Extreme physikalische Bedingungen
Astrophysiker sind an dieser Form der Gammastrahlung äußerst interessiert; schließlich handelt es sich bei ihr um eine sehr durchdringende Form elektromagnetischer Strahlung, mit der das Innenleben extremer astrophysikalischer Objekte untersucht werden kann. „Die Beobachtung dieser Strahlung erlaubt es, extreme physikalische Bedingungen im Universum, wie sie durch die starke Gravitation in der Nähe Schwarzer Löcher verursacht werden, zu erforschen, was in Labors auf der Erde nicht möglich wäre“, erklärt Karl Mannheim, Inhaber des Lehrstuhls für Astronomie an der Universität Würzburg.
Ob die beobachtete Gammastrahlung von M87 aber tatsächlich aus der Nähe des zentralen Schwarzen Loches stammt, oder beim Aufprall der Plasmastrahlen auf das intergalaktische Medium – so bezeichnen Astrophysiker Gas, das den Raum zwischen Galaxien füllt – entsteht, konnte bislang nicht geklärt werden.
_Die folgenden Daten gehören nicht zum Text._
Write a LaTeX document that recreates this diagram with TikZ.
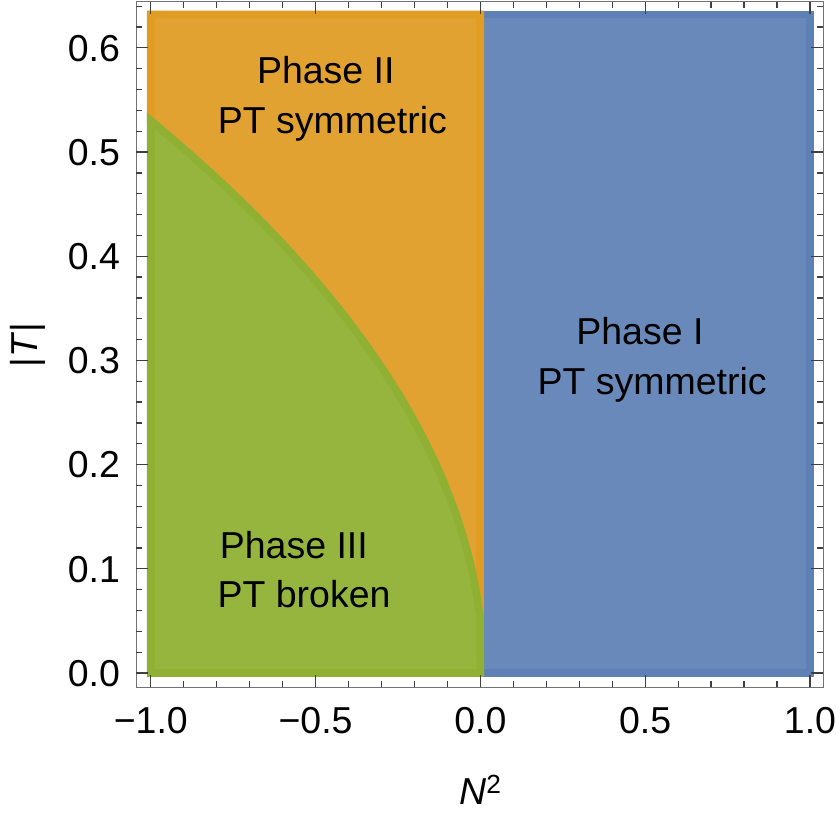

Erste Anzeichen hochenergetischer Gammastrahlung aus Messier 87 hatten Astronomen bereits im Jahr 1998 entdeckt. Spätere Untersuchungen mit neuen Teleskopen zeigten dann eine rasche Variation der Gammastrahlenintensität innerhalb weniger Tage, was dafür spricht, dass die Quellregion der hochenergetischen Gammastrahlung ungewöhnlich kompakt ist. Aber wo genau in M 87 sitzt diese Strahlenquelle? Diese Frage ließ sich mit der bisherigen Beobachtungstechnik nicht klären.
Eine Kontinente überspannende Zusammenarbeit
Um doch eine Antwort zu bekommen, schlossen sich im Januar 2008 die drei weltweit führenden Observatorien zur Beobachtung hochenergetischer Gammastrahlung zusammen. Teleskope auf der Kanareninsel La Palma, in Namibia und in Arizona, USA richteten ihren Blick gemeinsam auf M 87. Unterstützt wurden sie außerdem von dem Radioteleskopsystem Very Large Baseline Array (VLBA). Dies Beobachtungssystem erstreckt sich über das gesamte Gebiet der USA; es erfasst Gammastrahlung von vergleichsweise niedriger Energie.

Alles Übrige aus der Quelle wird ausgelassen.